Monday, 14 February 2011

Farewell A Foundation

Farewell A Foundation, we barely knew ye…. Well, I – still a fairly recent import to this city – did anyway.

With the news that A Foundation is now no more, I was initially reticent about joining in with the general wailing and gnashing of teeth, but like the proposed sell-off of the collection of Southampton Art Gallery, I find myself feeling both somewhat quizzical and absolutely disgusted.

Yes, not every experience I had within A Foundation’s industrial walls was gilded. I can count some of the most queasily gauche, self aware and un-self-conscious example of contemporary art that I’ve seen in recent years as elements in exhibitions at A Foundation.

But still, it’s a great shame that it’s been wound up with a whimper, noticed only by premiere Liverpool blog Seven Streets. Whatever the consistency of the work on display, Seven Streets are so right to recognise it’s programme as possibly the most dynamic, challenging and exciting in the city.

Beyond the clearly discernible tragedy for contemporary art in Liverpool, I’ve got two burning questions:

One. What the hell is the point of the Baltic Triangle now? Apart from CUC it has very little to tempt me, and it’ll take something very special to tempt me into the oppressive confines of the Novas Centre. Now, unless I'm buying a shed or getting my non-existent car painted, why would I go to the Baltic Triangle?

Two. What does this spell out for the Biennial? After Biennial Artistic Director Lewis Biggs’ volatile blog about funding cuts back in November – which made the organisations seem to be visibly floundering even before the axe has fallen – the closure of A Foundation can only seem like a body blow. The loss of such a space (in addition to whatever funding disaster it will have to pass through in the following months) will surely have a huge impact on what the Biennial can offer in 2012. 

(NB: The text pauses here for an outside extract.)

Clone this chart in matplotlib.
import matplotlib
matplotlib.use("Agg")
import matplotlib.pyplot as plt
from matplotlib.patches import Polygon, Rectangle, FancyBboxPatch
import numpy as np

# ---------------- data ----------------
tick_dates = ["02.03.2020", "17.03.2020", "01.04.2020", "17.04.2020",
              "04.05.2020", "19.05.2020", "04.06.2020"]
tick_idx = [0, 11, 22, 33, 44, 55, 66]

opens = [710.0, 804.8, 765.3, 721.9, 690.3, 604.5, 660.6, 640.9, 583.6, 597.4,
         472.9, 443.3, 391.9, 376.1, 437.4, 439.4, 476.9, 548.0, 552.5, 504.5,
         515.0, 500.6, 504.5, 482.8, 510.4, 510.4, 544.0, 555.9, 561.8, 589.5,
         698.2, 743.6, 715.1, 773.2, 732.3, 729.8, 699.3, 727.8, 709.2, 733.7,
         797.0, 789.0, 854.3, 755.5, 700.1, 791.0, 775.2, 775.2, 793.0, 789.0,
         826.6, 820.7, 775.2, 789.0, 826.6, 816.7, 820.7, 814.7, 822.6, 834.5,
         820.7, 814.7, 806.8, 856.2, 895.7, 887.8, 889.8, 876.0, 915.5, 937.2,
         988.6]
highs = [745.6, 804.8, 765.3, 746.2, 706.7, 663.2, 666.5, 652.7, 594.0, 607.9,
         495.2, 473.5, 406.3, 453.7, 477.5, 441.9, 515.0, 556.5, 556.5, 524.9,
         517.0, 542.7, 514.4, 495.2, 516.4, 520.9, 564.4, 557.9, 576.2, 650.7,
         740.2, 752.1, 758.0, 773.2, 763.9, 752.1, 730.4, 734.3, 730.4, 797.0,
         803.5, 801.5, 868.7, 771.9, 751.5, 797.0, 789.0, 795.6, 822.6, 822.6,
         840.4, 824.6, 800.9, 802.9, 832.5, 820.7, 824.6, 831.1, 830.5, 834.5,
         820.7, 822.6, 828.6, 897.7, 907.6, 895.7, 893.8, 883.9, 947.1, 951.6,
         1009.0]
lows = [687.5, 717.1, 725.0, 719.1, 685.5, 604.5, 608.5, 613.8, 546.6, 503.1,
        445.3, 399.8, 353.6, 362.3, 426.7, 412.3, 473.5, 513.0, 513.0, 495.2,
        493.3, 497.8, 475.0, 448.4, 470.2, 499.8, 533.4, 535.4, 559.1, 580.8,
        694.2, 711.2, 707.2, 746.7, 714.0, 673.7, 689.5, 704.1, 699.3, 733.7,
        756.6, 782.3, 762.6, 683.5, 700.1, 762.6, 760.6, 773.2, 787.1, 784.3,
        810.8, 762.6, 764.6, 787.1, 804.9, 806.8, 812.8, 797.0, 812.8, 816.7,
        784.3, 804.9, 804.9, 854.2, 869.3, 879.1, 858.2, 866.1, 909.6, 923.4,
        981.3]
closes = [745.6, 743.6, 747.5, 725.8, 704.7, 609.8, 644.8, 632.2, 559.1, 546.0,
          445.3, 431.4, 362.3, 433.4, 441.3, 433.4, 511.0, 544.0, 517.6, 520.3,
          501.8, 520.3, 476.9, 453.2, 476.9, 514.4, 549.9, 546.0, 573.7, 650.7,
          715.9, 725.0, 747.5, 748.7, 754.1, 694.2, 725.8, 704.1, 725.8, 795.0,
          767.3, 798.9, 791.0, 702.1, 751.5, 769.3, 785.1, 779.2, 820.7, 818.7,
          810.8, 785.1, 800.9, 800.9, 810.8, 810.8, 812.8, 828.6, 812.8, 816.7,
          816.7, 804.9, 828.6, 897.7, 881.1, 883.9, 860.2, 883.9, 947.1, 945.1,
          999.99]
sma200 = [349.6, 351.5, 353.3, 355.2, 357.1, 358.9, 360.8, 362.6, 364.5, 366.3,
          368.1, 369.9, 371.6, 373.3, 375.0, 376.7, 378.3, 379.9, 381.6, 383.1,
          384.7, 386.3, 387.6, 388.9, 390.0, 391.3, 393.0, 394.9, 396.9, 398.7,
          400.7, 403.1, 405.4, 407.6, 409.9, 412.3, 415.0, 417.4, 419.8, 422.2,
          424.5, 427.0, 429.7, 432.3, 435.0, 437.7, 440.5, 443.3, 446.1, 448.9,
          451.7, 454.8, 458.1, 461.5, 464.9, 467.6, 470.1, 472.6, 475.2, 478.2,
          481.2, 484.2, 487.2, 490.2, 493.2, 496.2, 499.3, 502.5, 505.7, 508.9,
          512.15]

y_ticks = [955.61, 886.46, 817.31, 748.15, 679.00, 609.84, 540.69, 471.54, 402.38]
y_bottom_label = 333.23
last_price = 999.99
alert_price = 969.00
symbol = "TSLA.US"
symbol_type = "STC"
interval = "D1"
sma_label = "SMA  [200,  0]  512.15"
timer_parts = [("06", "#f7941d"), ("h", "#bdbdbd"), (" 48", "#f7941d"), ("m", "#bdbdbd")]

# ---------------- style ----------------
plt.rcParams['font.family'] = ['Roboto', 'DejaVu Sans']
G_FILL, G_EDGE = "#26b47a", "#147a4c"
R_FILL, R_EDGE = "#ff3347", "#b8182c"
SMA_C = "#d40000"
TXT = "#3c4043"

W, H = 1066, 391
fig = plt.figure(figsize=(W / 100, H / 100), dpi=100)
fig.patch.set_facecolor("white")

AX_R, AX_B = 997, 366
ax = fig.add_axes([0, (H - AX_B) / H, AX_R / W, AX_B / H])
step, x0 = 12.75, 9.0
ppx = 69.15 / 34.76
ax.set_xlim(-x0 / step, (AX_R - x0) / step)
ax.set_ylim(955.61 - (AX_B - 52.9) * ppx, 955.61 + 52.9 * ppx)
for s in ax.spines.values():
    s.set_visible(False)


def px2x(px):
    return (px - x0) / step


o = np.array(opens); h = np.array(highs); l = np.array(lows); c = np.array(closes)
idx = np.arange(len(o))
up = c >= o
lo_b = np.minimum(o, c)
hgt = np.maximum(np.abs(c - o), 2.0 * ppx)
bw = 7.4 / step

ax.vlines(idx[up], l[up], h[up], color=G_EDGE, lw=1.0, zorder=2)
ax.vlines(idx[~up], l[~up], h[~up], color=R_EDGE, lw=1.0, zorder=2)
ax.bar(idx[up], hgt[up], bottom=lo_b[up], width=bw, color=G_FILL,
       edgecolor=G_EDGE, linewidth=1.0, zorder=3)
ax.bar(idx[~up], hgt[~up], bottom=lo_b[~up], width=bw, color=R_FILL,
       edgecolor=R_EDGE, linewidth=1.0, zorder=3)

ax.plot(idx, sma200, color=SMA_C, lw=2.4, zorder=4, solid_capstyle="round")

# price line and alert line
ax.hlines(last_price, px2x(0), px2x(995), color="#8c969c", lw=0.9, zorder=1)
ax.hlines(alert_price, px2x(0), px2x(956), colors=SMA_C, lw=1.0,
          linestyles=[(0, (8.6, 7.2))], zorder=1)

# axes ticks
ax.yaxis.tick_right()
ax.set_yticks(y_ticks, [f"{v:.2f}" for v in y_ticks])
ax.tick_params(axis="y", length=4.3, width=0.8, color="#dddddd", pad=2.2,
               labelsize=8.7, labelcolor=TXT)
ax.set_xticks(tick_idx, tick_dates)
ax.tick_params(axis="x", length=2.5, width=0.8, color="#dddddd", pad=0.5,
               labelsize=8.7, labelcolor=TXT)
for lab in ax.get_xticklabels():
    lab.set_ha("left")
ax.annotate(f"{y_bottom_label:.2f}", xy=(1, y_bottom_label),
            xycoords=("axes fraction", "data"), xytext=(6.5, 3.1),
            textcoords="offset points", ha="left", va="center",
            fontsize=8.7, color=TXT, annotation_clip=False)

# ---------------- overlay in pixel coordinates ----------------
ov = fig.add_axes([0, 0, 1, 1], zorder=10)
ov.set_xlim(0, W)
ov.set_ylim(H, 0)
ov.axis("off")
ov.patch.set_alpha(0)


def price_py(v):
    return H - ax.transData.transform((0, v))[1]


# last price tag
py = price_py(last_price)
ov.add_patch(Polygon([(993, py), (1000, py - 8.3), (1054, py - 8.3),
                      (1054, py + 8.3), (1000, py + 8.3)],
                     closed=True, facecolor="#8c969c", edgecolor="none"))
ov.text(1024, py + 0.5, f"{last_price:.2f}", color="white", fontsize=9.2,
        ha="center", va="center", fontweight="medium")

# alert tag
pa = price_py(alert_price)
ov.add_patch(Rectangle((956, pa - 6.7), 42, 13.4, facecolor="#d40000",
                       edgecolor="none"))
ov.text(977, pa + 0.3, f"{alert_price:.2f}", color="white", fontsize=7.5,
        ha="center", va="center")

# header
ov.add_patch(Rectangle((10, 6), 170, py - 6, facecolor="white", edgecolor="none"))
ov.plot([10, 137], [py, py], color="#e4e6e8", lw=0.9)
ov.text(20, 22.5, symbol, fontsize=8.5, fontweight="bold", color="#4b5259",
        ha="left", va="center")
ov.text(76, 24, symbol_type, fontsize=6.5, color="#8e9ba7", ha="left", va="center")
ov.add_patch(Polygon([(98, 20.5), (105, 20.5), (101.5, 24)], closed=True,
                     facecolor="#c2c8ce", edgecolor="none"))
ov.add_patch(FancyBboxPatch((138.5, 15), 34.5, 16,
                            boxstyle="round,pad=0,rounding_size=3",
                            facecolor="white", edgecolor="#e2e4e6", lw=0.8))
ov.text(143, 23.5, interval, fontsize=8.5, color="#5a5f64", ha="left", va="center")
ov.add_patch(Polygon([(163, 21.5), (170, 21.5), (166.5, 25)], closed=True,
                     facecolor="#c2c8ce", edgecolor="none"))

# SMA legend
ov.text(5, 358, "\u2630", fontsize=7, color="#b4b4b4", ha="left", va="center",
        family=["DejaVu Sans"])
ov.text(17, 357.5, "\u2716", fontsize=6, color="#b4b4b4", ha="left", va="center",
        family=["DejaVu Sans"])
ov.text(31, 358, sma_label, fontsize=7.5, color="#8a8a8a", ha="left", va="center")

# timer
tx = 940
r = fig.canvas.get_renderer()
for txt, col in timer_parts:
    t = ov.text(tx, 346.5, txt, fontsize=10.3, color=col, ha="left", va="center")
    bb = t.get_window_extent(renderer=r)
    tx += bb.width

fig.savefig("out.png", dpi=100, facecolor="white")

But right now I can only mutter and sigh and ponder what this means for quality visual art in Liverpool. I have no more information than Seven Streets, and I am very aware of the brutality of cuts that are painfully imminent and will be on going for the foreseeable future. Overshadowed by the nose drive the Liverpool Boat Show just took, this won't be the last asset to disappear from Liverpool's cultural ecosystem.

Anyway, bye bye A Foundation, I hope your legacy is more than a swathe of Big Society art students who couldn’t curate their arse from their elbow. Where else in Liverpool would I have been able to re-encounter Jacob Dahlgren’s Colour Reading Context?

1 comment:

Emily Speed said...

I think Seven Streets are the only ones to announce it so far because A Foundation have not officially announced it or confirmed it as truth.